**** Dataset records ****
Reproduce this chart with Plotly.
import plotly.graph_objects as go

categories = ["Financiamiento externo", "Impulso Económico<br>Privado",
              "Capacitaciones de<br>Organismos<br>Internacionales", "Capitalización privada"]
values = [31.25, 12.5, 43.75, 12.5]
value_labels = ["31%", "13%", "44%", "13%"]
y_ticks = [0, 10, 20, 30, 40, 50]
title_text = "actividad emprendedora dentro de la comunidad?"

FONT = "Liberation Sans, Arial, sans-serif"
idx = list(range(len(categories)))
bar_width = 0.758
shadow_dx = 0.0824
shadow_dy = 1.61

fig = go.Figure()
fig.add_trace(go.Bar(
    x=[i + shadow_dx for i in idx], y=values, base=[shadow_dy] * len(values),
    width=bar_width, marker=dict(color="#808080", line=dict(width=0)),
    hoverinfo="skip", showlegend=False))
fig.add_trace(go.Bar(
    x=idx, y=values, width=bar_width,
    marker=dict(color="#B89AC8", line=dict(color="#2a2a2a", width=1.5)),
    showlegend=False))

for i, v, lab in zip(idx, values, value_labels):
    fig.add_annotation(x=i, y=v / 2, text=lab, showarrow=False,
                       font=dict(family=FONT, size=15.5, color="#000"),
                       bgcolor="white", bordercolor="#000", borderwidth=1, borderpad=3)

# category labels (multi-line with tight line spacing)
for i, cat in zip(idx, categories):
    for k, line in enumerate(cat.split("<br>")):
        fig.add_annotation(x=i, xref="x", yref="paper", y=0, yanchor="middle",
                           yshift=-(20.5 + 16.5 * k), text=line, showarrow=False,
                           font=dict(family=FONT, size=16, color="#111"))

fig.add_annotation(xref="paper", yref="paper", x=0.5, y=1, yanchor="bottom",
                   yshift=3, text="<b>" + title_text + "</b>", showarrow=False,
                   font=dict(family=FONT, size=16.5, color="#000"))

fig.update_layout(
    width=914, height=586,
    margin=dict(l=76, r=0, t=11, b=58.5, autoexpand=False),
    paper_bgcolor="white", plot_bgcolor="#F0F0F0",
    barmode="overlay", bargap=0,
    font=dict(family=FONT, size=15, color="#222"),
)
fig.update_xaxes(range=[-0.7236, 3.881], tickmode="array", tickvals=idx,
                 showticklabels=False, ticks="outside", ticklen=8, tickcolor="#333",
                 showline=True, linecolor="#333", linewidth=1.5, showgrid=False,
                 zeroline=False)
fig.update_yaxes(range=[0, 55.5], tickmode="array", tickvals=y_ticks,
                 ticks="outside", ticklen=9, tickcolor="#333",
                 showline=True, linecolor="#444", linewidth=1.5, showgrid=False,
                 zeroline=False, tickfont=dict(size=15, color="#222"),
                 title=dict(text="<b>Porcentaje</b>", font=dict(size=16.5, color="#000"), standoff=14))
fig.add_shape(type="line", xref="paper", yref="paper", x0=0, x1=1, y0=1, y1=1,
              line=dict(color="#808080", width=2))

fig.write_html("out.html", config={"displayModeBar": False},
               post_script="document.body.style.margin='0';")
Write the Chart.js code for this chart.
****
Task statement: Collect the lines that hold "this".

Task solution:
Reproduce this chart with Plotly.
Write the Chart.js code for this chart.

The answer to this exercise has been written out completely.